The other side: While trust in the news media has recovered slightly since 2016, it still remains low compared to decades of prior research conducted by Gallup. This could be affected by the larger trends affecting confidence in many major U.S. institutions, which began to decline in 2005, per Gallup.

Driving the news: A new and first-of-its kind study from Louisiana State University’s Manship School of Mass Communication suggests that journalists can actually increase trust in the media by speaking out in defense of their profession while also doing more fact checking.

  • The study finds that when journalists don't fight back against a disproportionate number of attacks on their profession, consumers assume that they are conceding the point that they're biased.

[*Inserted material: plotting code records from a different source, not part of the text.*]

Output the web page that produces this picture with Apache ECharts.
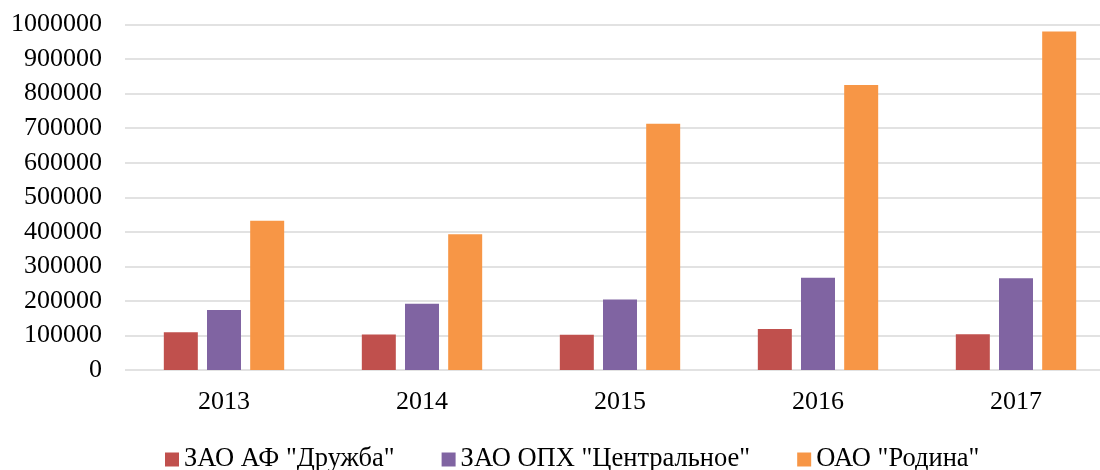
<!DOCTYPE html>
<html>
<head>
<meta charset="utf-8">
<script src="https://cdn.jsdelivr.net/npm/echarts@6/dist/echarts.min.js"></script>
<style>
  html, body { margin: 0; padding: 0; background: #fff; overflow: hidden; }
  #chart { width: 1115px; height: 470px; }
</style>
</head>
<body>
<div id="chart"></div>
<script>
const years = ['2013', '2014', '2015', '2016', '2017']
const seriesNames = ['ЗАО АФ "Дружба"', 'ЗАО ОПХ "Центральное"', 'ОАО "Родина"']
const druzhba = [109500, 102700, 101900, 118800, 103400]
const centralnoe = [173400, 191800, 203900, 266700, 265700]
const rodina = [432000, 393200, 713000, 825000, 980000]
const colors = ['#C0504D', '#8064A2', '#F79646']

const font = "'Liberation Serif', 'Times New Roman', serif"

let chart = echarts.init(document.getElementById('chart'))

function makeBar(name, data, color) {
    return {
        name: name,
        type: 'bar',
        data: data,
        barWidth: 34,
        barGap: '27%',
        itemStyle: { color: color },
        animation: false
    }
}

let option = {
    backgroundColor: '#ffffff',
    textStyle: { fontFamily: font },
    grid: {
        left: 125,
        right: 0,
        top: 24.5,
        bottom: 100,
        containLabel: false
    },
    legend: {
        left: 160,
        top: 441,
        itemWidth: 14,
        itemHeight: 14,
        itemGap: 47,
        icon: 'rect',
        textStyle: {
            fontFamily: font,
            fontSize: 26.5,
            color: '#000'
        },
        data: seriesNames
    },
    xAxis: {
        type: 'category',
        data: years,
        axisLine: { show: false },
        axisTick: { show: false },
        axisLabel: {
            fontFamily: font,
            fontSize: 26,
            color: '#000',
            margin: 19
        }
    },
    yAxis: {
        type: 'value',
        min: 0,
        max: 1000000,
        interval: 100000,
        axisLine: { show: false },
        axisTick: { show: false },
        axisLabel: {
            fontFamily: font,
            fontSize: 26,
            color: '#000',
            margin: 23,
            formatter: function (v) { return String(v) }
        },
        splitLine: {
            lineStyle: { color: '#D9D9D9', width: 1.5 }
        }
    },
    series: [
        makeBar(seriesNames[0], druzhba, colors[0]),
        makeBar(seriesNames[1], centralnoe, colors[1]),
        makeBar(seriesNames[2], rodina, colors[2])
    ]
}

chart.setOption(option)
</script>
</body>
</html>
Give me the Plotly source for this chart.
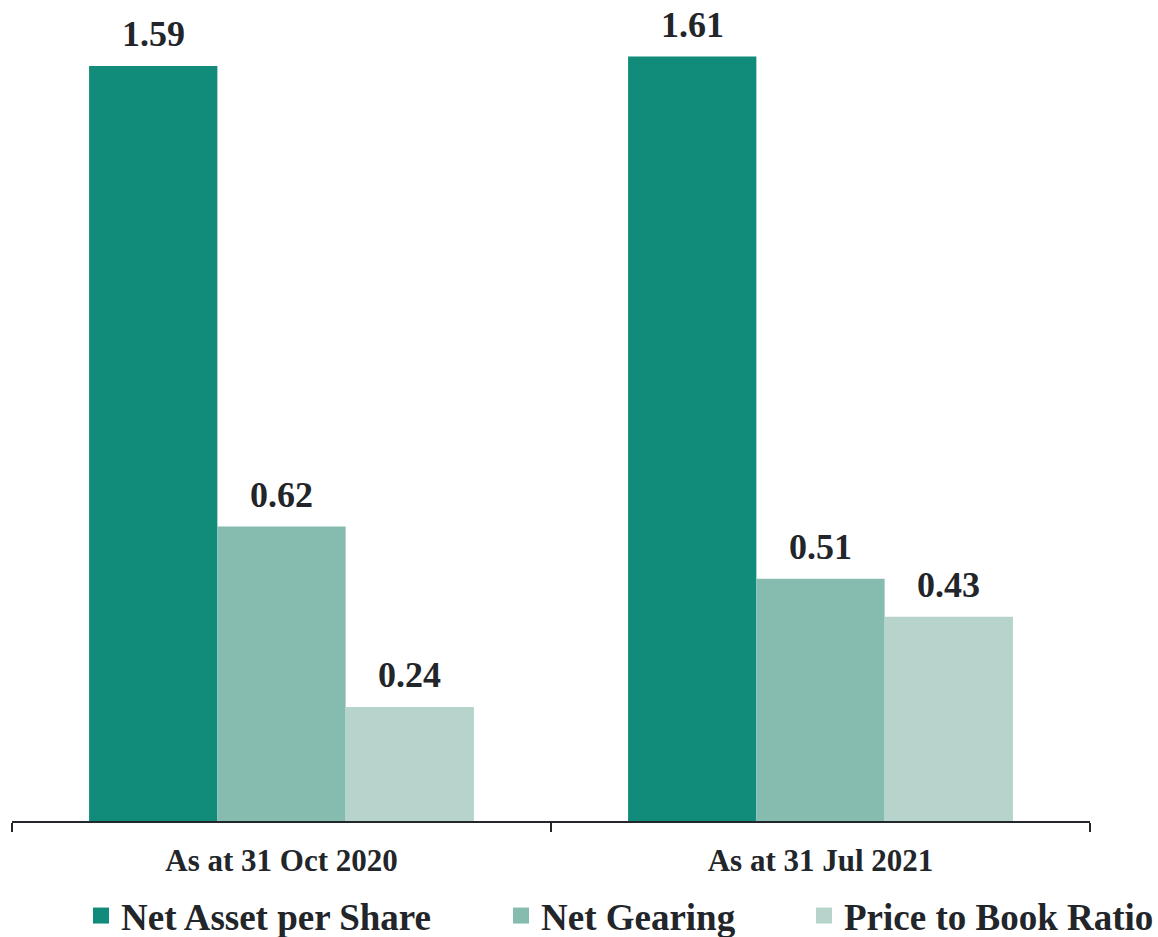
import plotly.graph_objects as go

categories = ["As at 31 Oct 2020", "As at 31 Jul 2021"]
series_names = ["Net Asset per Share", "Net Gearing", "Price to Book Ratio"]
net_asset_per_share = [1.59, 1.61]
net_gearing = [0.62, 0.51]
price_to_book = [0.24, 0.43]

colors = ["#118B7A", "#86BBAF", "#B7D4CC"]
text_color = "#222529"
font_family = "Liberation Serif"

series_values = [net_asset_per_share, net_gearing, price_to_book]

W, H = 1158, 937
bar_px = 128  # width of one bar in pixels, used to offset the value labels

fig = go.Figure()
for i, (name, vals, col) in enumerate(zip(series_names, series_values, colors)):
    fig.add_trace(go.Bar(
        name=name,
        x=categories,
        y=vals,
        marker=dict(color=col, line=dict(width=0)),
        showlegend=False,
    ))
    # value labels above each bar
    for cat, v in zip(categories, vals):
        fig.add_annotation(
            x=cat, y=v, xref="x", yref="y",
            text=f"<b>{v:.2f}</b>",
            showarrow=False,
            xanchor="center", yanchor="bottom",
            xshift=(i - 1) * bar_px,
            yshift=10,
            font=dict(family=font_family, size=36, color=text_color),
        )

# legend entries: one legend per series so each can sit at its own spot
legend_x = [81, 501, 804]
legend_ids = ["legend", "legend2", "legend3"]
for name, col, lid in zip(series_names, colors, legend_ids):
    fig.add_trace(go.Scatter(
        name=name,
        x=[None], y=[None],
        mode="markers",
        marker=dict(symbol="square", size=16, color=col),
        showlegend=True,
        legend=lid,
    ))

legend_common = dict(
    orientation="h",
    xref="container", yref="container",
    xanchor="left", yanchor="middle",
    y=1 - 916 / H,
    font=dict(family=font_family, size=37, color=text_color, weight="bold"),
    itemsizing="trace",
    bgcolor="rgba(0,0,0,0)",
    borderwidth=0,
)

fig.update_layout(
    width=W,
    height=H,
    margin=dict(l=12, r=68, t=0, b=116, autoexpand=False),
    paper_bgcolor="white",
    plot_bgcolor="white",
    barmode="group",
    bargap=0.286,
    bargroupgap=0,
    font=dict(family=font_family, color=text_color),
    legend=dict(x=legend_x[0] / W, **legend_common),
    legend2=dict(x=legend_x[1] / W, **legend_common),
    legend3=dict(x=legend_x[2] / W, **legend_common),
    xaxis=dict(
        range=[-0.5, 1.5],
        showline=True,
        linecolor="#23272b",
        linewidth=2,
        ticks="outside",
        tickson="boundaries",
        ticklen=9,
        tickwidth=2,
        tickcolor="#23272b",
        ticklabelstandoff=11,
        tickfont=dict(family=font_family, size=31, color=text_color, weight="bold"),
        showgrid=False,
        zeroline=False,
        automargin=False,
    ),
    yaxis=dict(
        range=[0, 1.729],
        visible=False,
        showgrid=False,
        zeroline=False,
    ),
)

fig.write_html("out.html")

Mike Caulfield, head of the Digital Polarization Initiative at the American Democracy Project, writes that "teaching media literacy works, and it helps mitigate the small mistakes that lead media consumers to radicalization."

  • To his point, a study last month from the News Co/Lab at Arizona State University found that those who trust the news are more likely to be able to spot fake news online.

Other evidence that transparency can work:

  • Reducing bias: A poll by Gallup and The Knight Foundation this year found that efforts to restore media trust among most Americans can work "particularly if those efforts are aimed at improving accuracy, enhancing transparency and reducing bias."
  • The study found that people are less likely to perceive a report or set of facts as being biased if they are unaware of the outlet producing them. It concludes that restoring trust in the news media may then require news companies to actually address and counter shared perceptions of bias and inaccuracy within partisan groups.
  • Transparency in funding can work, too, especially as more news organizations veer away from the advertising-funded model. "Companies now have to lead with their values and offer transparency in the process," writes Emily Bell, the founding director of the Tow Center for Digital Journalism at Columbia's Graduate School of Journalism. New efforts from publications like The Correspondent to crowdsource funding are helping shine transparency on the funding process.
  • The catch: there is a risk that memberships and subscriptions, like Fox News' new streaming platform Fox Nation, or new subscription efforts from left-leaning outlets like HuffPost or New York Media, end up creating an economic model in which some publications succumb to the political leanings of their paid subscribers. Bell also notes that there is likely going to be a compromise in servicing readers with subscriptions and memberships, just as much as advertisers.

What's next: Over two-thirds (69%) of U.S. adults who say they have lost trust in the news media over the past decade say their trust can be restored, according to Gallup's latest Indicators of News Media Trust study. Still, 30% of those who have lost trust — equivalent to 21% of all U.S. adults — say their trust in the media cannot be restored.